The Christian Monitor has a very insight full article about land reform on the African continent. The increase of property rights and land reform, plot by plot, may be the foundation for solving so much else – from famine to poverty to genocide.
The specialists know the warning signs. Analysts and scientists and field officers and academics spend years writing white papers, issuing reports and holding conferences, trying to provoke interest in issues that often seem arcane. Please, they have urged governments and the United Nations and activists, think about something that sounds boring – land disputes – before it turns into something that is not – war.
The lack of a proper legal system and legal organization in Africa especially on property and land rights has set back its development and growth on a continental scale. This should not be a surprise throughout history property rights have always been directly connected to personal and individual rights, economic freedom, and political liberty.

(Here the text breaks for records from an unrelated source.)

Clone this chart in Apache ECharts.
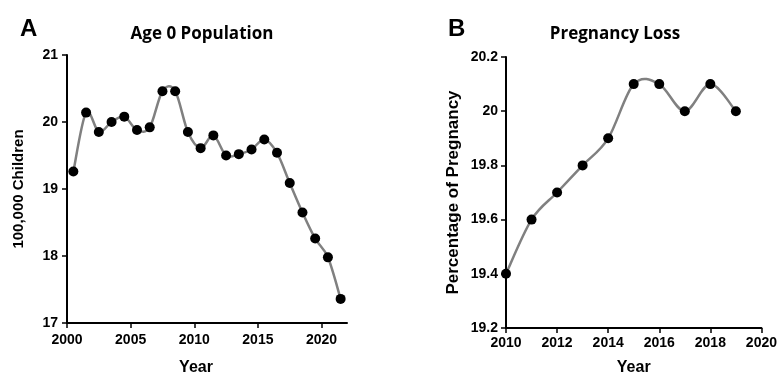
<!DOCTYPE html>
<html lang="en">
<head>
  <meta charset="UTF-8">
  <title>Age 0 Population / Pregnancy Loss</title>
  <script src="https://cdn.jsdelivr.net/npm/echarts@6/dist/echarts.min.js"></script>
  <style>
    html, body { margin: 0; padding: 0; background: #fff; }
  </style>
</head>
<body>
  <div id="main" style="width: 780px; height: 381px;"></div>
  <script>
    // panel A: points sit at mid-year
    var ageYears = [2000.5, 2001.5, 2002.5, 2003.5, 2004.5, 2005.5, 2006.5, 2007.5, 2008.5, 2009.5, 2010.5,
      2011.5, 2012.5, 2013.5, 2014.5, 2015.5, 2016.5, 2017.5, 2018.5, 2019.5, 2020.5, 2021.5]
    var ageValues = [19.26, 20.14, 19.85, 20.0, 20.08, 19.88, 19.92, 20.46, 20.46, 19.85, 19.61,
      19.8, 19.5, 19.52, 19.59, 19.74, 19.54, 19.09, 18.65, 18.26, 17.98, 17.36]
    var ageXTicks = [2000, 2005, 2010, 2015, 2020]

    // panel B
    var lossYears = [2010, 2011, 2012, 2013, 2014, 2015, 2016, 2017, 2018, 2019]
    var lossValues = [19.4, 19.6, 19.7, 19.8, 19.9, 20.1, 20.1, 20.0, 20.1, 20.0]

    var font = 'Liberation Sans, Arial, sans-serif'
    var lineColor = '#808080'

    function pairs(xs, ys) {
      return xs.map(function (x, i) { return [x, ys[i]] })
    }

    // excel-like smoothed line: one bezier per segment, built in pixel space
    function smoothSegments(data) {
      return function (params, api) {
        var i = params.dataIndex
        if (i >= data.length - 1) return null
        var p0 = api.coord(data[Math.max(i - 1, 0)])
        var p1 = api.coord(data[i])
        var p2 = api.coord(data[i + 1])
        var p3 = api.coord(data[Math.min(i + 2, data.length - 1)])
        return {
          type: 'bezierCurve',
          shape: {
            x1: p1[0], y1: p1[1], x2: p2[0], y2: p2[1],
            cpx1: p1[0] + (p2[0] - p0[0]) / 6, cpy1: p1[1] + (p2[1] - p0[1]) / 6,
            cpx2: p2[0] - (p3[0] - p1[0]) / 6, cpy2: p2[1] - (p3[1] - p1[1]) / 6
          },
          style: { fill: null, stroke: lineColor, lineWidth: 2.5 }
        }
      }
    }

    var axisCommon = {
      axisLine: { show: true, onZero: false, lineStyle: { color: '#000', width: 2 } },
      axisTick: { show: true, length: 5, lineStyle: { color: '#000', width: 1.5 } },
      axisLabel: { color: '#000', fontFamily: font, fontWeight: 'bold', fontSize: 14 },
      splitLine: { show: false },
      nameTextStyle: { color: '#000', fontFamily: font, fontWeight: 'bold', fontSize: 15 }
    }
    var plainNum = function (v) { return String(v) }

    var ageData = pairs(ageYears, ageValues)
    var lossData = pairs(lossYears, lossValues)

    var myChart = echarts.init(document.getElementById('main'))
    var option = {
      animation: false,
      backgroundColor: '#fff',
      title: [
        { text: 'A', left: 15, top: 12, textStyle: { fontFamily: font, fontWeight: 'bold', fontSize: 24, color: '#000' } },
        { text: 'B', left: 443, top: 12, textStyle: { fontFamily: font, fontWeight: 'bold', fontSize: 24, color: '#000' } },
        { text: 'Age 0 Population', left: 197, top: 21, textAlign: 'center',
          textStyle: { fontFamily: 'Open Sans, sans-serif', fontWeight: 'bold', fontSize: 17, color: '#000' } },
        { text: 'Pregnancy Loss', left: 610, top: 21, textAlign: 'center',
          textStyle: { fontFamily: 'Open Sans, sans-serif', fontWeight: 'bold', fontSize: 17, color: '#000' } }
      ],
      grid: [
        { left: 67, top: 55, width: 280, height: 275 },
        { left: 506, top: 57, width: 258, height: 278 }
      ],
      xAxis: [
        Object.assign({}, axisCommon, {
          gridIndex: 0, type: 'value', min: 2000, max: 2022, interval: 5,
          name: 'Year', nameLocation: 'middle', nameGap: 37,
          axisTick: Object.assign({}, axisCommon.axisTick, { customValues: ageXTicks }),
          axisLabel: Object.assign({}, axisCommon.axisLabel, { customValues: ageXTicks, margin: 10, formatter: plainNum }),
          nameTextStyle: Object.assign({}, axisCommon.nameTextStyle, { fontSize: 16, padding: [0, 22, 0, 0] })
        }),
        Object.assign({}, axisCommon, {
          gridIndex: 1, type: 'value', min: 2010, max: 2020, interval: 2,
          name: 'Year', nameLocation: 'middle', nameGap: 32,
          axisLabel: Object.assign({}, axisCommon.axisLabel, { margin: 8, formatter: plainNum }),
          nameTextStyle: Object.assign({}, axisCommon.nameTextStyle, { fontSize: 16 })
        })
      ],
      yAxis: [
        Object.assign({}, axisCommon, {
          gridIndex: 0, type: 'value', min: 17, max: 21, interval: 1,
          name: '100,000 Children', nameLocation: 'middle', nameGap: 41,
          axisLabel: Object.assign({}, axisCommon.axisLabel, { margin: 9 })
        }),
        Object.assign({}, axisCommon, {
          gridIndex: 1, type: 'value', min: 19.2, max: 20.2, interval: 0.2,
          name: 'Percentage of Pregnancy', nameLocation: 'middle', nameGap: 44,
          axisLabel: Object.assign({}, axisCommon.axisLabel, { margin: 8 }),
          nameTextStyle: Object.assign({}, axisCommon.nameTextStyle, { fontSize: 17 })
        })
      ],
      series: [
        {
          type: 'custom', xAxisIndex: 0, yAxisIndex: 0,
          data: ageData, renderItem: smoothSegments(ageData), z: 1
        },
        {
          type: 'scatter', xAxisIndex: 0, yAxisIndex: 0,
          data: ageData, symbol: 'circle', symbolSize: 10,
          itemStyle: { color: '#000', opacity: 1 }, z: 2
        },
        {
          type: 'custom', xAxisIndex: 1, yAxisIndex: 1,
          data: lossData, renderItem: smoothSegments(lossData), z: 1
        },
        {
          type: 'scatter', xAxisIndex: 1, yAxisIndex: 1,
          data: lossData, symbol: 'circle', symbolSize: 10,
          itemStyle: { color: '#000', opacity: 1 }, z: 2
        }
      ]
    }
    myChart.setOption(option)
  </script>
</body>
</html>
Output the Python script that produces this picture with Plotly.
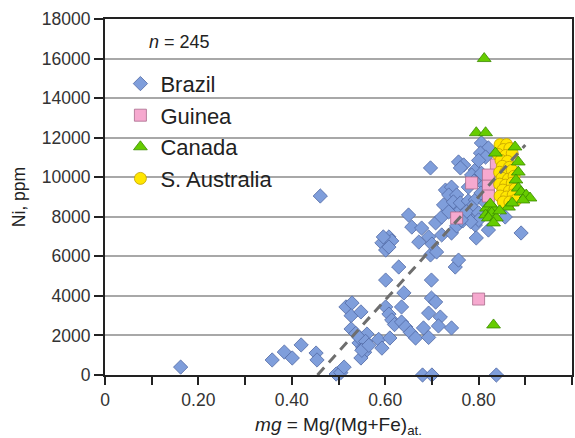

By not having a simple system for determining who owns what, the slide into an atmosphere of political interference and corruption, bribes, economic stagnation, and political instability are just a few steps away. The scary thing is that when you put this on a continental level, we then end up with countries that are just a step away from conflicts that usually run out of control and end up in either a civil war or worse.
Land, at the very heart of security and survival, looms behind most of the African conflicts we’ve all heard of and dozens of others we have not. The Rwandan genocide, some argue, was as much about the dwindling land availability in Africa’s most densely populated country as it was about enmity between ethnic groups. The wars recounted in the movie “Blood Diamond” in Sierra Leone and Liberia saw land grabs by warlords eager to exploit commodities like diamonds and timber. The violence following Kenya’s 2007 election reflected generations of dissatisfaction with land policy that favored different ethnic groups over time. Beneath the genocide in Darfur is a broken land tenure system, full of fights over soil that climate change is making increasingly unproductive. Somalia’s infamous pirates gain cover for plundering from political chaos in the country, whose warring clans fight not only for power but primacy on disputed lands, full of resources to fuel ongoing violence. And beneath last week’s Muslim-Christian riots, which killed at least 260 people in Jos, Nigeria, are decades-old grievances about political rights and the land they are tied to.
Africa’s most famous disasters, many argue, could have been prevented with changes in national land laws or better local conflict resolution but for one problem: Prevention doesn’t sell.
Is there any hope in the future ….yes. Some African countries recognize this problem, and are taking the necessary steps to correct it. Unfortunately they are in a minority, and the conflicts and wars that land disputes bring about will probably be an African fact of life for a very long time.